# start of WORKING DATA

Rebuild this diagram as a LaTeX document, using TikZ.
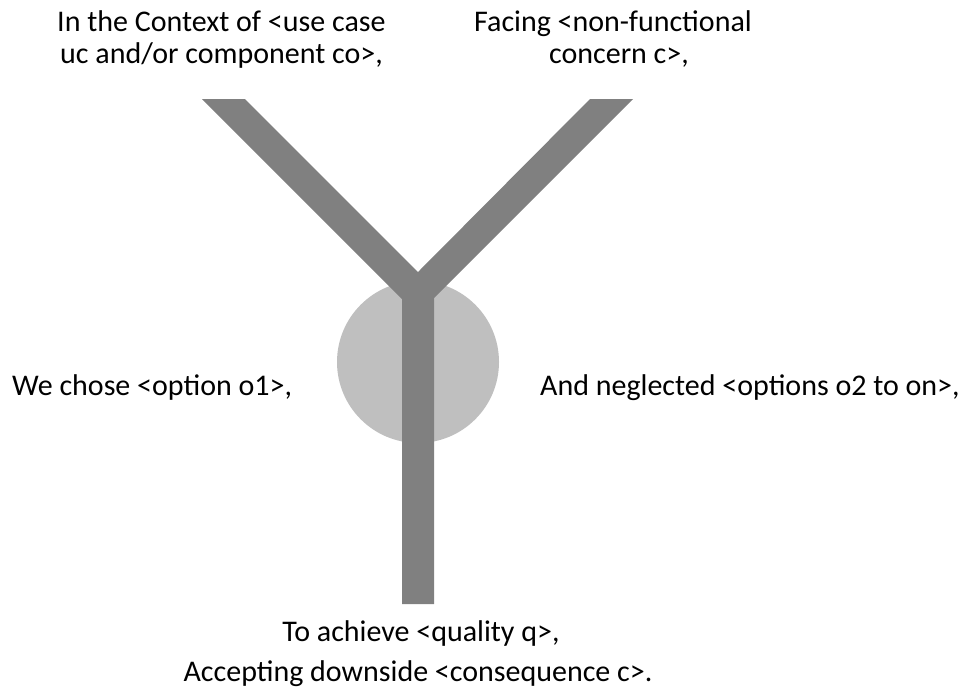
\documentclass[tikz,border=0pt]{standalone}
\usepackage{fontspec}
\setmainfont{Carlito}
\begin{document}
\begin{tikzpicture}[x=1pt,y=-1pt,
  label/.style={inner sep=0pt, font=\fontsize{30}{36}\selectfont, text=black},
  stemfill/.style={fill=black!50},
  discfill/.style={fill=black!25}]
\useasboundingbox (0,0) rectangle (974,697);
% decision disc behind the fork
\fill[discfill] (418,362) circle (81);
% the Y-shaped fork
\fill[stemfill] (202,99) -- (245,99) -- (418,272) -- (590,99) -- (633,99)
  -- (434,298) -- (434,604) -- (402,604) -- (402,299) -- cycle;
% texts
\node[label, anchor=base west] (ctx1) at (57,31) {In the Context of <use case};
\node[label, anchor=base west] (ctx2) at (60,63) {uc and/or component co>,};
\node[label, anchor=base] (fac1) at (613,31) {Facing <non-functional};
\node[label, anchor=base] (fac2) at (619,63) {concern c>,};
\node[label, anchor=base west] (chose) at (12,395) {We chose <option o1>,};
\node[label, anchor=base west] (negl) at (540,395) {And neglected <options o2 to on>,};
\node[label, anchor=base] (ach) at (421,641) {To achieve <quality q>,};
\node[label, anchor=base] (acc) at (418,681) {Accepting downside <consequence c>.};
\end{tikzpicture}
\end{document}
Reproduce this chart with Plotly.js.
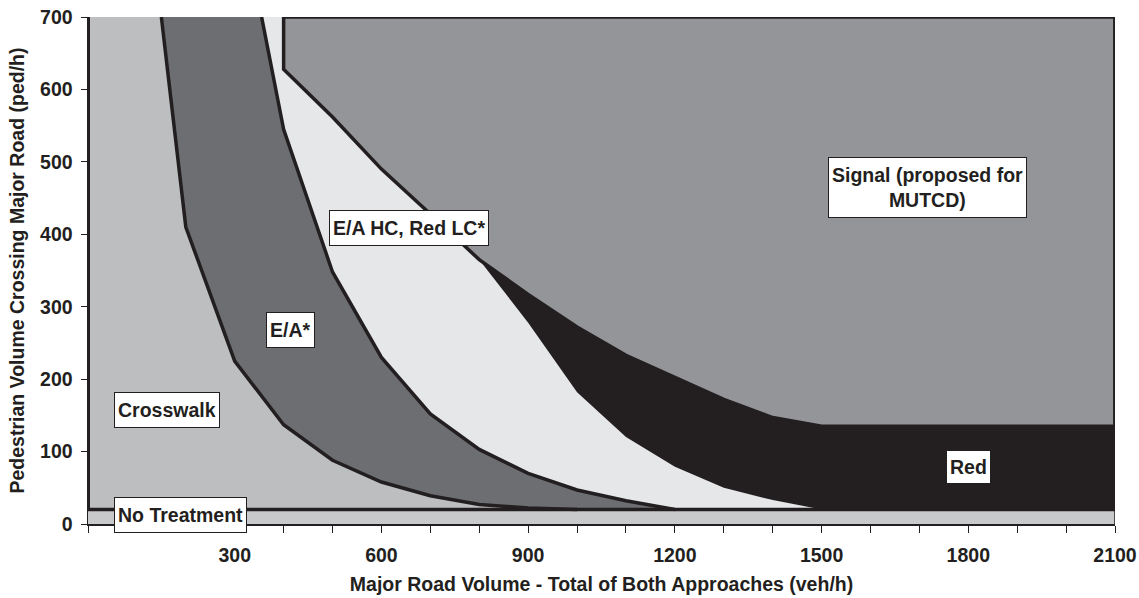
<!DOCTYPE html>
<html><head><meta charset="utf-8">
<script src="https://cdn.plot.ly/plotly-3.0.1.min.js"></script>
<style>html,body{margin:0;padding:0;background:#fff}#chart{width:1139px;height:598px}</style>
</head><body><div id="chart"></div>
<script>
// Axis extents and thresholds (veh/h on x, ped/h on y)
const xMin = 0, xMax = 2100, yMin = 0, yMax = 700;
const noTreatmentLimit = 20;

// Boundary: Crosswalk | E/A*
const crosswalkEdgeX = [150, 200, 300, 400, 500, 600, 700, 800, 900, 1000];
const crosswalkEdgeY = [700, 410, 225, 137, 88, 58, 39, 27, 22, 20];
// Boundary: E/A* | E/A HC, Red LC*
const eaEdgeX = [355, 400, 500, 600, 700, 800, 900, 1000, 1100, 1200];
const eaEdgeY = [700, 545, 348, 230, 152, 103, 70, 47, 32, 20];
// Boundary: E/A HC, Red LC* | Red
const redEdgeX = [800, 900, 1000, 1100, 1200, 1300, 1400, 1500];
const redEdgeY = [365, 278, 182, 120, 79, 50, 33, 20];
// Boundary of Signal (proposed for MUTCD)
const signalEdgeX = [400, 400, 500, 600, 700, 800, 900, 1000, 1100, 1200, 1300, 1400, 1500, 2100];
const signalEdgeY = [700, 628, 562, 490, 428, 365, 317, 272, 233, 202, 172, 147, 135, 135];

const regionNames = ['No Treatment', 'Crosswalk', 'E/A*', 'E/A HC, Red LC*', 'Red', 'Signal (proposed for<br>MUTCD)'];
const xTickVals = [300, 600, 900, 1200, 1500, 1800, 2100];
const xTickText = ['300', '600', '900', '1200', '1500', '1800', '2100'];
const yTickVals = [0, 100, 200, 300, 400, 500, 600, 700];
const yTickText = ['0', '100', '200', '300', '400', '500', '600', '700'];

const INK = '#231f20';
const FONT = 'Liberation Sans, Arial, Helvetica, sans-serif';
const rev = a => a.slice().reverse();

function poly(x, y, color) {
  return {type: 'scatter', mode: 'lines', x: x, y: y, fill: 'toself', fillcolor: color,
    line: {color: color, width: 0}, hoverinfo: 'skip', showlegend: false};
}
function line(x, y, w) {
  return {type: 'scatter', mode: 'lines', x: x, y: y, line: {color: INK, width: w},
    hoverinfo: 'skip', showlegend: false};
}
const k = signalEdgeX.lastIndexOf(redEdgeX[0]);

const traces = [
  // No Treatment band
  poly([xMin, xMax, xMax, xMin], [yMin, yMin, noTreatmentLimit, noTreatmentLimit], '#c8c9cb'),
  // Crosswalk
  poly([xMin, xMin].concat(crosswalkEdgeX), [noTreatmentLimit, yMax].concat(crosswalkEdgeY), '#bcbec0'),
  // E/A*
  poly(crosswalkEdgeX.concat(rev(eaEdgeX)), crosswalkEdgeY.concat(rev(eaEdgeY)), '#6d6e71'),
  // E/A HC, Red LC*
  poly(eaEdgeX.concat(rev(redEdgeX), rev(signalEdgeX.slice(0, k + 1))),
       eaEdgeY.concat(rev(redEdgeY), rev(signalEdgeY.slice(0, k + 1))), '#e6e7e8'),
  // Red
  poly(signalEdgeX.slice(k).concat([xMax], rev(redEdgeX)),
       signalEdgeY.slice(k).concat([noTreatmentLimit], rev(redEdgeY)), INK),
  // Signal
  poly(signalEdgeX.concat([xMax]), signalEdgeY.concat([yMax]), '#939598'),
  // outlines
  line([xMin, xMax], [noTreatmentLimit, noTreatmentLimit], 3.5),
  line([xMin, xMin], [noTreatmentLimit, yMax], 4),
  line(crosswalkEdgeX, crosswalkEdgeY, 3.5),
  line(eaEdgeX, eaEdgeY, 3.5),
  line(signalEdgeX.concat([xMax, signalEdgeX[0]]), signalEdgeY.concat([yMax, signalEdgeY[0]]), 3.5),
  line([xMax, xMax], [noTreatmentLimit, yMax], 3.5),
  line([xMax, xMax], [yMin, noTreatmentLimit], 1.5)
];

const labelFont = {family: FONT, size: 19.5, color: INK, weight: 'bold'};
function label(text, x, y, h) {
  return {text: text, x: x, y: y, xref: 'x', yref: 'y', showarrow: false,
    xanchor: 'center', yanchor: 'middle', bgcolor: '#ffffff', bordercolor: INK,
    borderwidth: 1, borderpad: 3, font: labelFont, align: 'center', valign: 'middle', height: h};
}
const annotations = [
  label(regionNames[0], 189, 12, 28),
  label(regionNames[1], 161, 157, 28),
  label(regionNames[2], 414, 268, 28),
  label(regionNames[3], 657, 409, 28),
  label(regionNames[4], 1801, 79, 26),
  label(regionNames[5], 1717, 465, 53)
];

const tickFont = {family: FONT, size: 19.5, color: INK, weight: 'bold'};
const layout = {
  width: 1139, height: 598,
  margin: {l: 88, r: 24, t: 17, b: 74, pad: 0},
  paper_bgcolor: '#ffffff', plot_bgcolor: '#ffffff',
  showlegend: false,
  xaxis: {
    range: [xMin, xMax], tickmode: 'array', tickvals: xTickVals, ticktext: xTickText,
    ticks: 'outside', ticklen: 7, tickwidth: 1, tickcolor: INK, ticklabelstandoff: 6,
    minor: {tickmode: 'linear', tick0: 0, dtick: 100, ticks: 'outside', ticklen: 7, tickwidth: 1, tickcolor: INK, showgrid: false},
    showline: true, linecolor: INK, linewidth: 1.5, showgrid: false, zeroline: false,
    tickfont: tickFont, fixedrange: true,
    title: {text: 'Major Road Volume - Total of Both Approaches (veh/h)', font: tickFont, standoff: 12}
  },
  yaxis: {
    range: [yMin, yMax], tickmode: 'array', tickvals: yTickVals, ticktext: yTickText,
    ticks: 'outside', ticklen: 6, tickwidth: 1, tickcolor: INK, ticklabelstandoff: 4,
    showline: true, linecolor: INK, linewidth: 1.5, showgrid: false, zeroline: false,
    tickfont: tickFont, fixedrange: true,
    title: {text: 'Pedestrian Volume Crossing Major Road (ped/h)', font: tickFont, standoff: 10}
  },
  annotations: annotations
};

Plotly.newPlot('chart', traces, layout, {displayModeBar: false, staticPlot: true});
</script>
</body></html>
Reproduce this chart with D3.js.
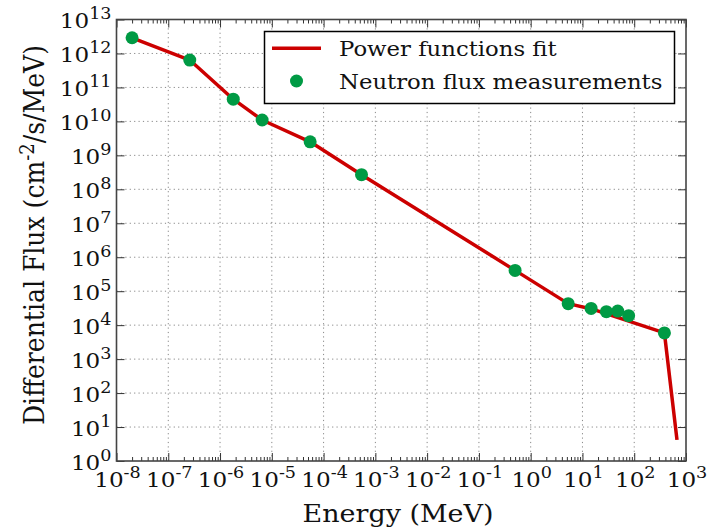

# end of WORKING DATA

WRITTEN INSTRUCTION: Where a line in the entries holds the word "Reproduce", copy that line.

TASK RESULT:
Reproduce this chart with Plotly.js.
Reproduce this chart with D3.js.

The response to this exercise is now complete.